El comentarista recodaba la película titulada “El Club de los poetas muertos”. Aquel profesor de literatura que, frente a un sistema educativo, apto para crear seres de cartón-piedra, como clonados, jugó la baza de sembrar poesía, inconformismo, lucha contra la rutina, cultivo de la gratuidad, de la utopía.

La segunda lectura del este domingo va por el mismo camino. San Pablo, analizando sus afanes apostólicos, se pregunta: ¿Y cuál es mi paga? Y, con la nobleza acostumbrada, se contesta a sí mismo: “Precisamente dar a conocer el Evangelio, anunciándolo de balde, ésa es mi paga”.

Necesitamos que Jesús nos cure a unos, de la fiebre posesiva; a otros, de la fiebre del sábado noche; a todos, que nos abra los ojos para valorar en profundidad a las personas. Seguramente empezaríamos a percibir que no estamos solos, que hay otros problemas además de los nuestros, que, como dice la canción, las cosas son importantes, pero la gente lo es más.

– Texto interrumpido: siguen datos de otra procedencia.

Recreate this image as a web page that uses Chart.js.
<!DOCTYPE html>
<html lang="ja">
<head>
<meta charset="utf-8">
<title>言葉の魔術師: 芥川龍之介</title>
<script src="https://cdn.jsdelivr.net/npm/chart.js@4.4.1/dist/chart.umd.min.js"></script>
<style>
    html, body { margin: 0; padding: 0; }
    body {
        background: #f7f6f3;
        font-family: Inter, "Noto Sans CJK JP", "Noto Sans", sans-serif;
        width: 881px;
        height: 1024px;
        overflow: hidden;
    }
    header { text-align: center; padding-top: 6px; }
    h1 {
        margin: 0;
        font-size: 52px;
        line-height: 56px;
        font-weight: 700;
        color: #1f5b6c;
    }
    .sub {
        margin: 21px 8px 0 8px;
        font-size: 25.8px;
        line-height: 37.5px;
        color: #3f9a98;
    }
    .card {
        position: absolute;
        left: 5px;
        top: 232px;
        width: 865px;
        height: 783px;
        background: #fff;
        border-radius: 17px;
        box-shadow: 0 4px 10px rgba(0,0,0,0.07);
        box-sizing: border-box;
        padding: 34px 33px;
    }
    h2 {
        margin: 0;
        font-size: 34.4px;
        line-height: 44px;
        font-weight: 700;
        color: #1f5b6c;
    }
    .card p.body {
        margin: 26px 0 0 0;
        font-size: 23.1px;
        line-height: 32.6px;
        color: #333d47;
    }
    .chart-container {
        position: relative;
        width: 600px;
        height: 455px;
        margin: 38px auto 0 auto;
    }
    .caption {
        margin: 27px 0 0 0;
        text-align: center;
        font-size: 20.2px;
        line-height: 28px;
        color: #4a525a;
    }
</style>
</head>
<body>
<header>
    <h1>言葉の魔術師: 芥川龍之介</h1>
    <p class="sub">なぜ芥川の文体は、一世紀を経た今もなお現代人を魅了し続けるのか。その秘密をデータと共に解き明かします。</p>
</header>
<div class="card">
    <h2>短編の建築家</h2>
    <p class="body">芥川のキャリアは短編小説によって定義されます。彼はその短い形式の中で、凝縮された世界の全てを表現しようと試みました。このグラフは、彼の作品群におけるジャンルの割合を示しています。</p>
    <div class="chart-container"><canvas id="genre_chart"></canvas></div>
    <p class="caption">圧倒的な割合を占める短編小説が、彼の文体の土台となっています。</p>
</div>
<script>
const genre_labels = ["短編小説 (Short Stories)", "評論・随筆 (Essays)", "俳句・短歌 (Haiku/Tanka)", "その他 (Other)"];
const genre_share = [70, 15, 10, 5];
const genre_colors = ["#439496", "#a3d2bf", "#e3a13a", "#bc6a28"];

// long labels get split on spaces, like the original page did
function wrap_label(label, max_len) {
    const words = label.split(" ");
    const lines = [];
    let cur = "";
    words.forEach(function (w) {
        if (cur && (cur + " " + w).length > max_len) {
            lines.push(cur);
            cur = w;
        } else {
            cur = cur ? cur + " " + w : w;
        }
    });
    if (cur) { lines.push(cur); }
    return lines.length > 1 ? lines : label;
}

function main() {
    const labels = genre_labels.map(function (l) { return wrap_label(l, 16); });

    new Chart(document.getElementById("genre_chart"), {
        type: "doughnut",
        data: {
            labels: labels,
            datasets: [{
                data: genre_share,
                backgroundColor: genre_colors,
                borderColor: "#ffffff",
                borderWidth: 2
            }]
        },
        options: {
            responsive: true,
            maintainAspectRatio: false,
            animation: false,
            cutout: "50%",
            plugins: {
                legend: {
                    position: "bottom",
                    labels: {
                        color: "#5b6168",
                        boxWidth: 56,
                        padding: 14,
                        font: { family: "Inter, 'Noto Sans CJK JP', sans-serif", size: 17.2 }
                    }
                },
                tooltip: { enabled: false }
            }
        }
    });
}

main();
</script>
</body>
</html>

“Se le pasó la fiebre y se puso a servirles”, dice el evangelio de la suegra de Pedro. El encuentro con Jesús hace que, desde ese momento, nuestros problemas se vayan quedando pequeños, puede que no desaparezcan, pero será ya otra cosa. Nace una urgencia nueva: ayudar a otros a que se les enciendan las bombillas de la compasión, de la atención, de la comprensión, de la misión.